** begin Dataset section **

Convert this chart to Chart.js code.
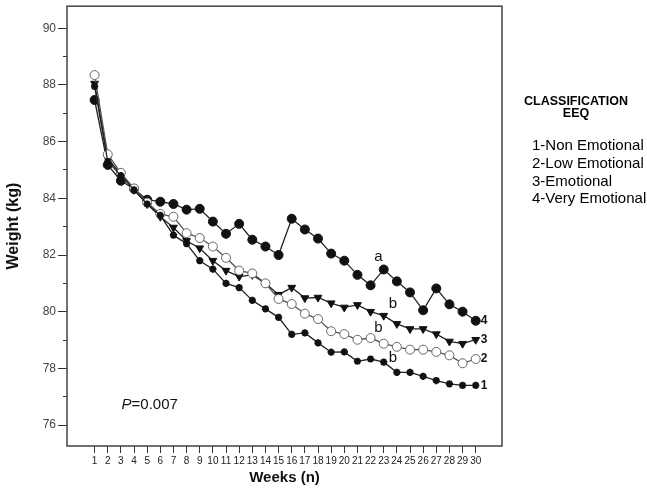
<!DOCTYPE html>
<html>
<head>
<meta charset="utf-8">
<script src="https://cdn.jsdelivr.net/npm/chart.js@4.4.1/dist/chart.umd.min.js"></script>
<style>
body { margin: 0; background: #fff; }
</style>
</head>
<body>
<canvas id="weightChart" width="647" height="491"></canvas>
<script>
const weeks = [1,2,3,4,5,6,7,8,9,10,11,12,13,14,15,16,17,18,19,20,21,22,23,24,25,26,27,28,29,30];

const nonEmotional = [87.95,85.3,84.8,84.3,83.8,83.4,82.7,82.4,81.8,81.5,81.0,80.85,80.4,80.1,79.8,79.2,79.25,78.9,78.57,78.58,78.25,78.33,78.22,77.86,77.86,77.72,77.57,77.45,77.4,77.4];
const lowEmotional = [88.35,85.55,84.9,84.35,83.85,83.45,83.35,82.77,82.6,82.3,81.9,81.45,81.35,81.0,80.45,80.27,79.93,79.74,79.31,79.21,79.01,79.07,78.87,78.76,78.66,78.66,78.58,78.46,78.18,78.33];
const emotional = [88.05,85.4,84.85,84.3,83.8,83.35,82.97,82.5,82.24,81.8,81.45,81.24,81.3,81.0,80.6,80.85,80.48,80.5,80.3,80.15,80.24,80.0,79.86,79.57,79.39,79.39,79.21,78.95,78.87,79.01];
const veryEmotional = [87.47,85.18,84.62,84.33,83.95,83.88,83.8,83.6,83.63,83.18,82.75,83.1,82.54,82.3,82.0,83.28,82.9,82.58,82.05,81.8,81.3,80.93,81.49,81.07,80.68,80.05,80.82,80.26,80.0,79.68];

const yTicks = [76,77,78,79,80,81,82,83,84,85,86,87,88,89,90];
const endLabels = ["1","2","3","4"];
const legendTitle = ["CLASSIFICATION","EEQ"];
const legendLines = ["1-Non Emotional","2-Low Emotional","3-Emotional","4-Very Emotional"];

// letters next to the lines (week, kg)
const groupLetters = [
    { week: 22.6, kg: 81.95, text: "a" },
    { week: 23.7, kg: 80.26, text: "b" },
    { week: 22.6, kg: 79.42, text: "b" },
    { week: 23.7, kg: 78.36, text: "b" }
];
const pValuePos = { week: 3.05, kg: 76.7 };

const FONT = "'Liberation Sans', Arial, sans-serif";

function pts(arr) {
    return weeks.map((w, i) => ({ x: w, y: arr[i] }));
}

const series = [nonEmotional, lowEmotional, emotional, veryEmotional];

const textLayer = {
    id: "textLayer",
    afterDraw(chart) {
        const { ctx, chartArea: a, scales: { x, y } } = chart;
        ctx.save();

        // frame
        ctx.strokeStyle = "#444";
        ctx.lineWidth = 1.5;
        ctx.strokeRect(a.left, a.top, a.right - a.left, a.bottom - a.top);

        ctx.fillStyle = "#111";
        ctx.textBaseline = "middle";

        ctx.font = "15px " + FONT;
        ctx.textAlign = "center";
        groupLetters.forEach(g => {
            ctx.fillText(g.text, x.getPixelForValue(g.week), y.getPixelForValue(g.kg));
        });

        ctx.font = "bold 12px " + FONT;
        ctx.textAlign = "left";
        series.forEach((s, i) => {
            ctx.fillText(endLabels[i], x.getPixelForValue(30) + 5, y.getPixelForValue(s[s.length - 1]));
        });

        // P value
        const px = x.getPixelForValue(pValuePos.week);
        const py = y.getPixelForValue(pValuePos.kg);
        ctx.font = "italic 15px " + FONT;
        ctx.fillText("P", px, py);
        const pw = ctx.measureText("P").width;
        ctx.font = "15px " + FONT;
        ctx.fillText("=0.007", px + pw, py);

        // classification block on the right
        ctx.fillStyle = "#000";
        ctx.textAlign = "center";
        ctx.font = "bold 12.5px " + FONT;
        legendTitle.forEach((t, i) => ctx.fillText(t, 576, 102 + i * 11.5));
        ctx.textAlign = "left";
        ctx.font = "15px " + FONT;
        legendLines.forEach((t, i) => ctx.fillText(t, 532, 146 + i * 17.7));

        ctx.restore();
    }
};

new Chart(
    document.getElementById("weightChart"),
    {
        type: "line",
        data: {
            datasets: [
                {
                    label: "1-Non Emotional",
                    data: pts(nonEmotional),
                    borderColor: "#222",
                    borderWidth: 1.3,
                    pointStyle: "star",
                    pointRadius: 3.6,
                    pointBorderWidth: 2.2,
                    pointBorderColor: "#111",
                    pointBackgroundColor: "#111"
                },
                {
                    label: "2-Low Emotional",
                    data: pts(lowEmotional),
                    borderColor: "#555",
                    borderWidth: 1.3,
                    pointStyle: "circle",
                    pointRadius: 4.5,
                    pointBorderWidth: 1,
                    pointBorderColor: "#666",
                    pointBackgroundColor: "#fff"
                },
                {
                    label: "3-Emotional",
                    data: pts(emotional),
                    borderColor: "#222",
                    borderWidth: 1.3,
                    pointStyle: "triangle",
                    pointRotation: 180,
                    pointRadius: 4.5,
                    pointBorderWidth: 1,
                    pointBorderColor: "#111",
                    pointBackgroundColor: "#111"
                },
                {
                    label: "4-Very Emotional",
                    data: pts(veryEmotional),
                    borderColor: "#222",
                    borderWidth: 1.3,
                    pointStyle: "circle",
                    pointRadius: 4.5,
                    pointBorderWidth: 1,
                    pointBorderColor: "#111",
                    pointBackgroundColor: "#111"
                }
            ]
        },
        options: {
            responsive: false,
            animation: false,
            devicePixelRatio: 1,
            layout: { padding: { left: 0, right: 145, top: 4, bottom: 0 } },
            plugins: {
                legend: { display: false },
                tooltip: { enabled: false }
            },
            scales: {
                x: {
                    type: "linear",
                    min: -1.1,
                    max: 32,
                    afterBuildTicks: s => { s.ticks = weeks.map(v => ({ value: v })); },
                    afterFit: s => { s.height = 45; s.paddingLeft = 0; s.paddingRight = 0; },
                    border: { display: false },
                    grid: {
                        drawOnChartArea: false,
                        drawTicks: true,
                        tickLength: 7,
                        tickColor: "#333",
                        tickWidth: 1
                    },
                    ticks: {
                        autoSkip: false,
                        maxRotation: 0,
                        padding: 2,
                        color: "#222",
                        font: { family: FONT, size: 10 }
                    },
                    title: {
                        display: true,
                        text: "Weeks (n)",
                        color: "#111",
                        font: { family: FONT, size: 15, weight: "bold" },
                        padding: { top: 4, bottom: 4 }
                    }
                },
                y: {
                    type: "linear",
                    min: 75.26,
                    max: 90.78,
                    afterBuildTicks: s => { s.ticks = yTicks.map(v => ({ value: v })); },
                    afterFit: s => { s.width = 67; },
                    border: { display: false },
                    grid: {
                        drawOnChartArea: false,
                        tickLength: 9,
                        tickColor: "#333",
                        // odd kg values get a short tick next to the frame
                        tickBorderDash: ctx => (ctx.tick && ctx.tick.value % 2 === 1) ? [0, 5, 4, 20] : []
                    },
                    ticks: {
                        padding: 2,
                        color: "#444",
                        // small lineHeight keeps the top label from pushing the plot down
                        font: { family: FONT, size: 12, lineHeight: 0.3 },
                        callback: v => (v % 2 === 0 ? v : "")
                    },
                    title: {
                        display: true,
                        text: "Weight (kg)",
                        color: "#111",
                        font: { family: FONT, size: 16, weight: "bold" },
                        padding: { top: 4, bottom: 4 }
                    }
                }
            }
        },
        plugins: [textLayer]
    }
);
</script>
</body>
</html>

** end Dataset section **

Give every line back word for word and leave the pictures out.

Convert this chart to Chart.js code.
<!DOCTYPE html>
<html>
<head>
<meta charset="utf-8">
<script src="https://cdn.jsdelivr.net/npm/chart.js@4.4.1/dist/chart.umd.min.js"></script>
<style>
body { margin: 0; background: #fff; }
</style>
</head>
<body>
<canvas id="weightChart" width="647" height="491"></canvas>
<script>
const weeks = [1,2,3,4,5,6,7,8,9,10,11,12,13,14,15,16,17,18,19,20,21,22,23,24,25,26,27,28,29,30];

const nonEmotional = [87.95,85.3,84.8,84.3,83.8,83.4,82.7,82.4,81.8,81.5,81.0,80.85,80.4,80.1,79.8,79.2,79.25,78.9,78.57,78.58,78.25,78.33,78.22,77.86,77.86,77.72,77.57,77.45,77.4,77.4];
const lowEmotional = [88.35,85.55,84.9,84.35,83.85,83.45,83.35,82.77,82.6,82.3,81.9,81.45,81.35,81.0,80.45,80.27,79.93,79.74,79.31,79.21,79.01,79.07,78.87,78.76,78.66,78.66,78.58,78.46,78.18,78.33];
const emotional = [88.05,85.4,84.85,84.3,83.8,83.35,82.97,82.5,82.24,81.8,81.45,81.24,81.3,81.0,80.6,80.85,80.48,80.5,80.3,80.15,80.24,80.0,79.86,79.57,79.39,79.39,79.21,78.95,78.87,79.01];
const veryEmotional = [87.47,85.18,84.62,84.33,83.95,83.88,83.8,83.6,83.63,83.18,82.75,83.1,82.54,82.3,82.0,83.28,82.9,82.58,82.05,81.8,81.3,80.93,81.49,81.07,80.68,80.05,80.82,80.26,80.0,79.68];

const yTicks = [76,77,78,79,80,81,82,83,84,85,86,87,88,89,90];
const endLabels = ["1","2","3","4"];
const legendTitle = ["CLASSIFICATION","EEQ"];
const legendLines = ["1-Non Emotional","2-Low Emotional","3-Emotional","4-Very Emotional"];

// letters next to the lines (week, kg)
const groupLetters = [
    { week: 22.6, kg: 81.95, text: "a" },
    { week: 23.7, kg: 80.26, text: "b" },
    { week: 22.6, kg: 79.42, text: "b" },
    { week: 23.7, kg: 78.36, text: "b" }
];
const pValuePos = { week: 3.05, kg: 76.7 };

const FONT = "'Liberation Sans', Arial, sans-serif";

function pts(arr) {
    return weeks.map((w, i) => ({ x: w, y: arr[i] }));
}

const series = [nonEmotional, lowEmotional, emotional, veryEmotional];

const textLayer = {
    id: "textLayer",
    afterDraw(chart) {
        const { ctx, chartArea: a, scales: { x, y } } = chart;
        ctx.save();

        // frame
        ctx.strokeStyle = "#444";
        ctx.lineWidth = 1.5;
        ctx.strokeRect(a.left, a.top, a.right - a.left, a.bottom - a.top);

        ctx.fillStyle = "#111";
        ctx.textBaseline = "middle";

        ctx.font = "15px " + FONT;
        ctx.textAlign = "center";
        groupLetters.forEach(g => {
            ctx.fillText(g.text, x.getPixelForValue(g.week), y.getPixelForValue(g.kg));
        });

        ctx.font = "bold 12px " + FONT;
        ctx.textAlign = "left";
        series.forEach((s, i) => {
            ctx.fillText(endLabels[i], x.getPixelForValue(30) + 5, y.getPixelForValue(s[s.length - 1]));
        });

        // P value
        const px = x.getPixelForValue(pValuePos.week);
        const py = y.getPixelForValue(pValuePos.kg);
        ctx.font = "italic 15px " + FONT;
        ctx.fillText("P", px, py);
        const pw = ctx.measureText("P").width;
        ctx.font = "15px " + FONT;
        ctx.fillText("=0.007", px + pw, py);

        // classification block on the right
        ctx.fillStyle = "#000";
        ctx.textAlign = "center";
        ctx.font = "bold 12.5px " + FONT;
        legendTitle.forEach((t, i) => ctx.fillText(t, 576, 102 + i * 11.5));
        ctx.textAlign = "left";
        ctx.font = "15px " + FONT;
        legendLines.forEach((t, i) => ctx.fillText(t, 532, 146 + i * 17.7));

        ctx.restore();
    }
};

new Chart(
    document.getElementById("weightChart"),
    {
        type: "line",
        data: {
            datasets: [
                {
                    label: "1-Non Emotional",
                    data: pts(nonEmotional),
                    borderColor: "#222",
                    borderWidth: 1.3,
                    pointStyle: "star",
                    pointRadius: 3.6,
                    pointBorderWidth: 2.2,
                    pointBorderColor: "#111",
                    pointBackgroundColor: "#111"
                },
                {
                    label: "2-Low Emotional",
                    data: pts(lowEmotional),
                    borderColor: "#555",
                    borderWidth: 1.3,
                    pointStyle: "circle",
                    pointRadius: 4.5,
                    pointBorderWidth: 1,
                    pointBorderColor: "#666",
                    pointBackgroundColor: "#fff"
                },
                {
                    label: "3-Emotional",
                    data: pts(emotional),
                    borderColor: "#222",
                    borderWidth: 1.3,
                    pointStyle: "triangle",
                    pointRotation: 180,
                    pointRadius: 4.5,
                    pointBorderWidth: 1,
                    pointBorderColor: "#111",
                    pointBackgroundColor: "#111"
                },
                {
                    label: "4-Very Emotional",
                    data: pts(veryEmotional),
                    borderColor: "#222",
                    borderWidth: 1.3,
                    pointStyle: "circle",
                    pointRadius: 4.5,
                    pointBorderWidth: 1,
                    pointBorderColor: "#111",
                    pointBackgroundColor: "#111"
                }
            ]
        },
        options: {
            responsive: false,
            animation: false,
            devicePixelRatio: 1,
            layout: { padding: { left: 0, right: 145, top: 4, bottom: 0 } },
            plugins: {
                legend: { display: false },
                tooltip: { enabled: false }
            },
            scales: {
                x: {
                    type: "linear",
                    min: -1.1,
                    max: 32,
                    afterBuildTicks: s => { s.ticks = weeks.map(v => ({ value: v })); },
                    afterFit: s => { s.height = 45; s.paddingLeft = 0; s.paddingRight = 0; },
                    border: { display: false },
                    grid: {
                        drawOnChartArea: false,
                        drawTicks: true,
                        tickLength: 7,
                        tickColor: "#333",
                        tickWidth: 1
                    },
                    ticks: {
                        autoSkip: false,
                        maxRotation: 0,
                        padding: 2,
                        color: "#222",
                        font: { family: FONT, size: 10 }
                    },
                    title: {
                        display: true,
                        text: "Weeks (n)",
                        color: "#111",
                        font: { family: FONT, size: 15, weight: "bold" },
                        padding: { top: 4, bottom: 4 }
                    }
                },
                y: {
                    type: "linear",
                    min: 75.26,
                    max: 90.78,
                    afterBuildTicks: s => { s.ticks = yTicks.map(v => ({ value: v })); },
                    afterFit: s => { s.width = 67; },
                    border: { display: false },
                    grid: {
                        drawOnChartArea: false,
                        tickLength: 9,
                        tickColor: "#333",
                        // odd kg values get a short tick next to the frame
                        tickBorderDash: ctx => (ctx.tick && ctx.tick.value % 2 === 1) ? [0, 5, 4, 20] : []
                    },
                    ticks: {
                        padding: 2,
                        color: "#444",
                        // small lineHeight keeps the top label from pushing the plot down
                        font: { family: FONT, size: 12, lineHeight: 0.3 },
                        callback: v => (v % 2 === 0 ? v : "")
                    },
                    title: {
                        display: true,
                        text: "Weight (kg)",
                        color: "#111",
                        font: { family: FONT, size: 16, weight: "bold" },
                        padding: { top: 4, bottom: 4 }
                    }
                }
            }
        },
        plugins: [textLayer]
    }
);
</script>
</body>
</html>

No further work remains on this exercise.